--- Supplied material ---
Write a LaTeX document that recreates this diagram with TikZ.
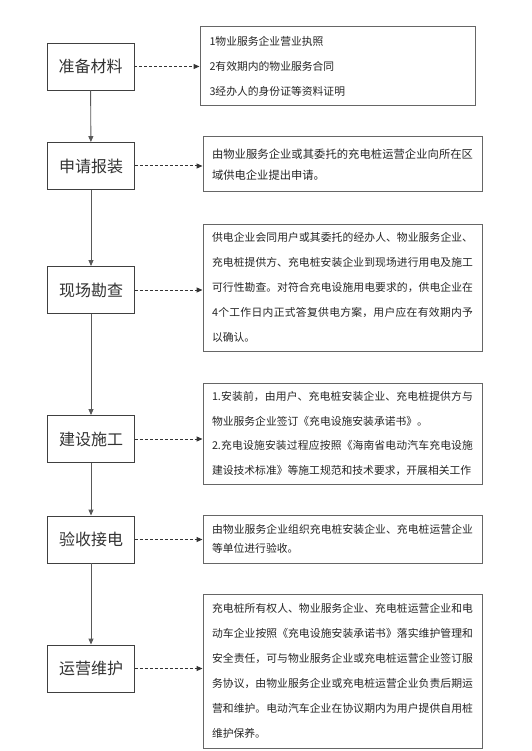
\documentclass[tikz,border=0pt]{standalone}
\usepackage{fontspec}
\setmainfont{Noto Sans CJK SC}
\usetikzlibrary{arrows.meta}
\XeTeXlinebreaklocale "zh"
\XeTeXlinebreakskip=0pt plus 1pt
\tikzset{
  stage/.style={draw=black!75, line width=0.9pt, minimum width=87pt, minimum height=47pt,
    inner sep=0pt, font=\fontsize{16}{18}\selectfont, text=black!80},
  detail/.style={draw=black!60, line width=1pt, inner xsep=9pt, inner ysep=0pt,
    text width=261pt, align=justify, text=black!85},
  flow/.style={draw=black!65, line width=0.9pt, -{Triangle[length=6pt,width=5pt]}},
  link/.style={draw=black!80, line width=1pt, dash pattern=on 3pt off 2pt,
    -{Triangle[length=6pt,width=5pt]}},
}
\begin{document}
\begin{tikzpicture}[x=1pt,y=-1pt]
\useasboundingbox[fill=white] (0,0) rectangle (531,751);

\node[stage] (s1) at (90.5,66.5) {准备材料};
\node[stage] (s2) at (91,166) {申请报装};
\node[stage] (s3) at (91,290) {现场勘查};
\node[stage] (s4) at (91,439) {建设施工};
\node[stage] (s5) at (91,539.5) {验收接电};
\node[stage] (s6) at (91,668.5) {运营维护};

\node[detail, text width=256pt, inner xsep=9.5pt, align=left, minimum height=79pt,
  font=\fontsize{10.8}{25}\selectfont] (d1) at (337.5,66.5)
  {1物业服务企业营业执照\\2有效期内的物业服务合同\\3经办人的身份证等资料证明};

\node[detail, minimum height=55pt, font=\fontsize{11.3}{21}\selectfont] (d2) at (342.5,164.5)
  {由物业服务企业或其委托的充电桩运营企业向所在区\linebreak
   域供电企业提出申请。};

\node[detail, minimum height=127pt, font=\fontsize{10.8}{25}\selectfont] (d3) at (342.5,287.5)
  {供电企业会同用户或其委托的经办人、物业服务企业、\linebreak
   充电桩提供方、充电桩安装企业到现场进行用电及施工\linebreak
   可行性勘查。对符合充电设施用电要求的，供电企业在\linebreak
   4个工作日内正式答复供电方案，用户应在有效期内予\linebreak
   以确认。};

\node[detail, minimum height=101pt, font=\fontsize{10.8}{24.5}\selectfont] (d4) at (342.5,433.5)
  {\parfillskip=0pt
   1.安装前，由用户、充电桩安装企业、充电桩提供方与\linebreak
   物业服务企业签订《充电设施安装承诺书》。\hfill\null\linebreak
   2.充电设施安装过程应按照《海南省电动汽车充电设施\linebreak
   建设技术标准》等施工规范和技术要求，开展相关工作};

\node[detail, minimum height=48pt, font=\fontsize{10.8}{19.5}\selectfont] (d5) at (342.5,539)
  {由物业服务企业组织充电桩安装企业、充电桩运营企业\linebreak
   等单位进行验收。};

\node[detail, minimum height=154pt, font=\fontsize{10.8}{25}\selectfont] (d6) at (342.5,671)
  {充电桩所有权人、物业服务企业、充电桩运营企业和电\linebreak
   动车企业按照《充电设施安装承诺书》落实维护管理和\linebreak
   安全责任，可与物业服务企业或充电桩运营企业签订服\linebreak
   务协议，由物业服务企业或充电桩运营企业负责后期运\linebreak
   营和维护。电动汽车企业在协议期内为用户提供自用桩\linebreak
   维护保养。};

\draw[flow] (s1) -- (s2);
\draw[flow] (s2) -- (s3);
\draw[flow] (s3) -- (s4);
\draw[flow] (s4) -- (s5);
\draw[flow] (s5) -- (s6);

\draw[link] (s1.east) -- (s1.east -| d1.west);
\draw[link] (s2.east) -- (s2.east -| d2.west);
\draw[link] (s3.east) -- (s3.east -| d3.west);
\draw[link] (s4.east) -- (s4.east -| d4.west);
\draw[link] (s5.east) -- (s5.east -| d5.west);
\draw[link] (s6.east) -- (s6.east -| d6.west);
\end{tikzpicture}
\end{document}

--- What you have to do ---
Pictures are excluded; extract exactly the lines from the start of the data through the line that holds "(0,0) rectangle (531,751);", both ends included.

--- Task result ---
Write a LaTeX document that recreates this diagram with TikZ.
\documentclass[tikz,border=0pt]{standalone}
\usepackage{fontspec}
\setmainfont{Noto Sans CJK SC}
\usetikzlibrary{arrows.meta}
\XeTeXlinebreaklocale "zh"
\XeTeXlinebreakskip=0pt plus 1pt
\tikzset{
  stage/.style={draw=black!75, line width=0.9pt, minimum width=87pt, minimum height=47pt,
    inner sep=0pt, font=\fontsize{16}{18}\selectfont, text=black!80},
  detail/.style={draw=black!60, line width=1pt, inner xsep=9pt, inner ysep=0pt,
    text width=261pt, align=justify, text=black!85},
  flow/.style={draw=black!65, line width=0.9pt, -{Triangle[length=6pt,width=5pt]}},
  link/.style={draw=black!80, line width=1pt, dash pattern=on 3pt off 2pt,
    -{Triangle[length=6pt,width=5pt]}},
}
\begin{document}
\begin{tikzpicture}[x=1pt,y=-1pt]
\useasboundingbox[fill=white] (0,0) rectangle (531,751);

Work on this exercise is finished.